Staff Awards & Honors
Article on Using Carbon Nanoelectrodes to Sense Glucose Highly Cited
An article on a nanotechnology that could provide more reliable and more affordable testing of diabetes was named a highly cited article by Thomson's ISI. Enlarge image
An article by scientists at Pacific Northwest National Laboratory and Boston College on their new nanotechnology-based method for measuring blood glucose was named a highly cited paper by Thomson ISI's Essential Science Indicators.
Highly cited papers are articles in the top 1 percent of the most-cited papers during the last 10 years. Citations are counted from all sources and are cumulated from the year of publication through the current year.
On the October 2007 list, the article "Glucose Biosensors Based on Carbon Nanotube Nanoelectrode Ensembles" was listed as a highly cited article. It has been cited 149 times since it was published in 2004.
The paper describes an extremely sensitive and selective sensor that can measure glucose even in the presence of interfering chemicals. The sensor is created by attaching glucose oxidase enzymes to the tips of nanotubes, which are 10,000 times smaller in diameter than a human hair. The nanotubes are grown on an electrode contact, and when the tip of the nanotube touches sugar in the sample, the enzymes catalyze a reaction creating current (or signal) that is then measured. The more current produced, the higher the sugar level.

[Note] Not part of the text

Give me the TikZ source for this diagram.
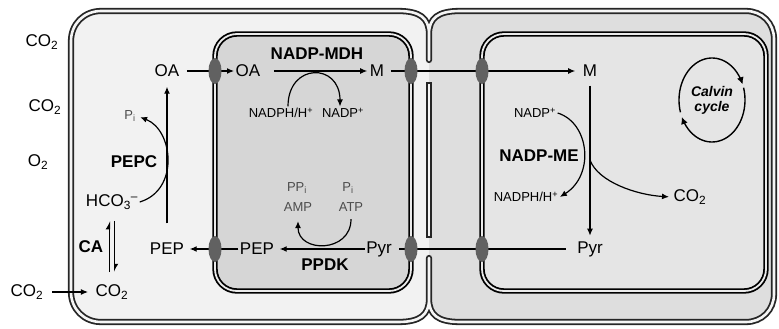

The article on this patented technology was authored by Yuehe Lin and Fan Lu of Pacific Northwest National Laboratory and Yi Tu and Zhifeng Ren of Boston College. The research was funded by DOE, the National Science Foundation, and the Laboratory Directed Research and Development Program at PNNL. Key research described in this article was done at the Environmental Molecular Sciences Laboratory, a national scientific user facility, at PNNL.
Citation: Lin, Y., F Lu, Y Tu, and Z Ren. 2004. "Glucose Biosensors Based on Carbon Nanotube Nanoelectrode Ensembles." Nano Letters 4(2):191-195.